I’ve written about obstacle course runs before and how I’ve always wanted to compete in a competitive run (if you missed the first post Overcoming Obstacles…Literally Here it is). Well to start the year off I did the Spartan Sprint Race and I had a few friends who were half committed but I chose not to push them hard on running it with me. One reason is I wanted to see how well I would do in the race without the social obligation of having to wait or for slowing them down if one of us failed an obstacle while the other did not. I wanted to see how I could do on a pure run without that attachment.

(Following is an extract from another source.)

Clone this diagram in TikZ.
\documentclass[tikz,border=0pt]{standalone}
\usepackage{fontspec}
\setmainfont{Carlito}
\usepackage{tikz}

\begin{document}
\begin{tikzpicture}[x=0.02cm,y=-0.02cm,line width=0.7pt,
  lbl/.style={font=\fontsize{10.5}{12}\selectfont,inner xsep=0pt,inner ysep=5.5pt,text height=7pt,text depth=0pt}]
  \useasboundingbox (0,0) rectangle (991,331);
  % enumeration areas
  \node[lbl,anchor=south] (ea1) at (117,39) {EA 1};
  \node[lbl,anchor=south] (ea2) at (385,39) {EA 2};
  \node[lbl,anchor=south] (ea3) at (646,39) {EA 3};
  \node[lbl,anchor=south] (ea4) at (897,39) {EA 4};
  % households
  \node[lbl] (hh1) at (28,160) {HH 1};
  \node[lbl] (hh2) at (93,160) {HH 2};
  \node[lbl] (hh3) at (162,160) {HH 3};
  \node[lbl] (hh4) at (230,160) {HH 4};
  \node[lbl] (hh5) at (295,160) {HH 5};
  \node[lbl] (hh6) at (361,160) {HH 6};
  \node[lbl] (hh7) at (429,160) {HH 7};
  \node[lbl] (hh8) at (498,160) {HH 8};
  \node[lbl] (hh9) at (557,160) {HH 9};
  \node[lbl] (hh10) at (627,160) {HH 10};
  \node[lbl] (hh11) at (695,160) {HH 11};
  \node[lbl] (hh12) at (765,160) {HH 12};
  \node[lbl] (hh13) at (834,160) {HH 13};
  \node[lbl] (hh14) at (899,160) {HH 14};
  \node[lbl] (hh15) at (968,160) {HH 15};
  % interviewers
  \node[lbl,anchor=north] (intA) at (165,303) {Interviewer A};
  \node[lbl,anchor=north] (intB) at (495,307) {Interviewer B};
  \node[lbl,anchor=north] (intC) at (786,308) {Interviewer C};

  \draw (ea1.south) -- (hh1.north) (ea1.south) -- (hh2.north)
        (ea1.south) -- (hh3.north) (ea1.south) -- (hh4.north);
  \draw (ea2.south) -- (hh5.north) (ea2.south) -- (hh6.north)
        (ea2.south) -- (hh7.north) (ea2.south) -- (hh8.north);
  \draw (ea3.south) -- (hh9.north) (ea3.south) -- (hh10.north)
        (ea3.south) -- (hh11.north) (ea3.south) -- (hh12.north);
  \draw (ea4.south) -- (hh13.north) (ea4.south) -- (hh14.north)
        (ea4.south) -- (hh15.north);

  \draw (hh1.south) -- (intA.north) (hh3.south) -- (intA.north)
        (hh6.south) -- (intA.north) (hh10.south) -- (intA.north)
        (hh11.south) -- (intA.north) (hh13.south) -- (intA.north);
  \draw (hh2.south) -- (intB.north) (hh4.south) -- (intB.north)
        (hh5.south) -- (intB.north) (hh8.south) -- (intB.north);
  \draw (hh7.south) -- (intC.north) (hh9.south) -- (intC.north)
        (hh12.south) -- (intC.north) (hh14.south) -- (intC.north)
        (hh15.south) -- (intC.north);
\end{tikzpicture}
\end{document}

I learned something about how even though I didn’t run the race with a group of friends, I still managed to make friends as I went through the race. There was a guy I was running alongside whom we helped encourage each other through a couple of different obstacles. He encouraged me during the spear throw while we both traded places during various runs which helped keep us motivated. Towards the end, there was a hanging rope climb (think cheesy high school gym PE class rope hanging from the ceiling) in which you climb straight up and ring a bell. I had failed to complete this obstacle back in December when I ran my first Spartan race and when I reached the obstacle this time around the only person there was the volunteer who oversaw the obstacle. I was close to the top, but struggling to reach the bell after a failed attempt at lunging for the ring I almost gave up. With the encouraging voice from that volunteer, I managed to regroup from my failed reach and ultimately ring the bell.
I climbed down and as I did so one of the guys I’d been running alongside with failed quickly before he even really got started. Instead of rushing onto the next obstacle to improve my race time (my intent of racing alone this go around), I decided to wait and encourage him on his way up the same way the volunteer had for me. I helped encourage him all the way to the top and waited until he climbed back down to give him a fist bump. Looking back at that moment I realized that even though I had come to selfishly run a solo race without social obligations, it is in the nature of sport and humans to want to help others succeed. Yes, I sacrificed a few minutes on my race time, but at the end of the day, I may not have succeeded on that obstacle without encouragement from a stranger, so it was my duty to do the same for a fellow Spartan. Paying it forward and recognizing the purpose of the race isn’t to be the fastest and win it (unless you are in the competitive heats!), but to prove to yourself you can pass a strenuous physical and mental test.
The simplest moments can have the biggest effects on us and I learned a lot from my first lone Spartan race. Despite my selfish desire to prove to myself, I could accomplish a tough physically and mentally draining obstacle course in a “fast time on my own” I recognized the much more gratifying opportunity of helping someone else overcome a challenge. In business you hear folks like Bill Gates and Warren Buffett talk about how successful businesses are built around solving problems in the world and the bigger problem the larger the reward. I think this is true in why we as humans show compassion and help each other. The survival of the species has always depended on cooperation since we were hunter-gatherers and that evolutionary trait will always be present. In short, you should try one of these races to remind yourself you can overcome physically demanding challenges and also tap into our need to help others along the way.